8. The lifter according to claim 1, further comprising an additional movable mast structure and an additional drive member for providing a connection between the additional movable mast structure and the fixed mast structure and structured to implement a third lifting stage.

9. The lifter according to claim 1, wherein the motor is an electric motor configured to provide power to the at least one drive member for lifting the load carrier during a lifting phase.

10. The lifter according to claim 9, wherein the electric motor is configured and managed to generate electric power during a lowering phase.

11. The lifter according to claim 10, wherein the electric motor is managed by a controller in order to charge an electric accumulator or wherein the electric motor is connected to an electro-brake.

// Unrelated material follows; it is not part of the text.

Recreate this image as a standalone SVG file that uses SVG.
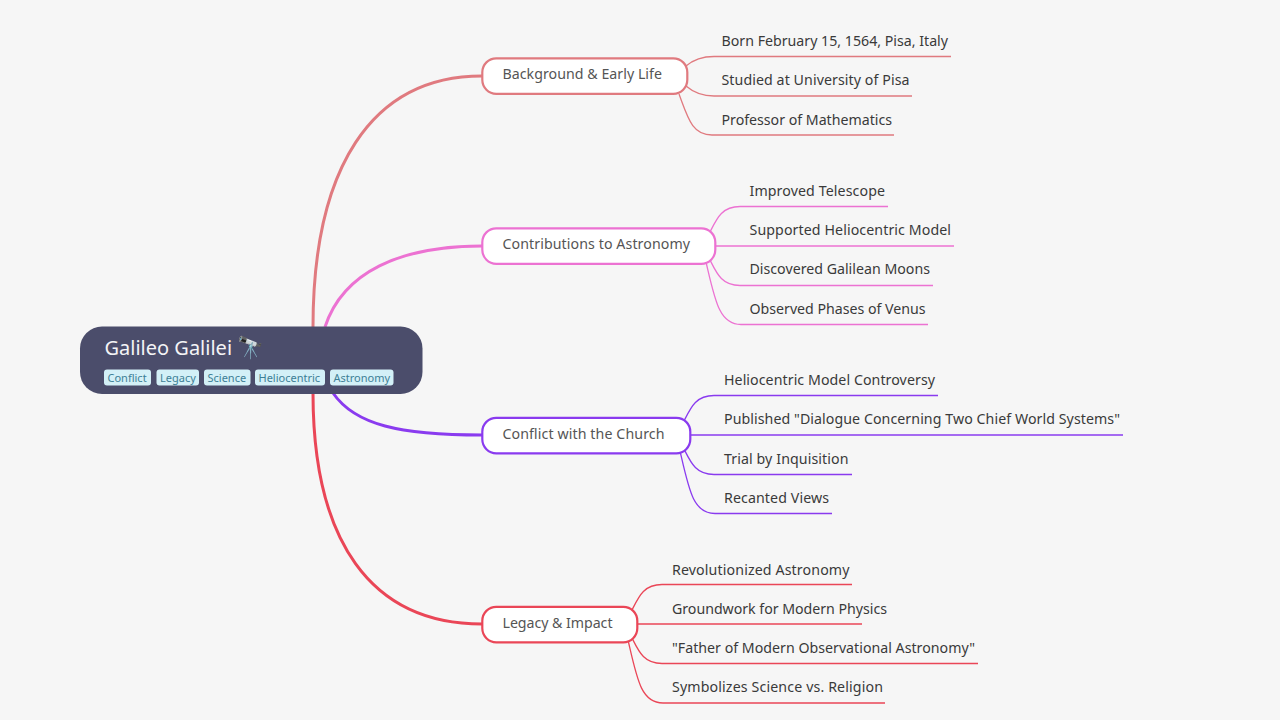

12. The lifter according to claim 9, comprising an epicycloidal gearbox connected to the electric motor, wherein an external ring gear of the epicycloidal gearbox engages a rack rigidly connected to the fixed part of the lifter, and wherein at least one planetary gear of the epicycloidal gearbox is connected to a shaft with at least one driving pinion attached thereto, the at least one driving pinion engaging with wherein torque generated by the external ring gear and the at least one planetary gear are calculated to provide a lifting of the load carrier in a first stage and a lifting of the load carrier and the movable mast structure in a second stage.

13. A lift-truck comprising the lifter according to claim 1.

14. The lifter according to claim 1, wherein the load carrier is a fork load carrier.

15. The lifter according to claim 1, wherein the at least one drive member comprises at least one chain or rack.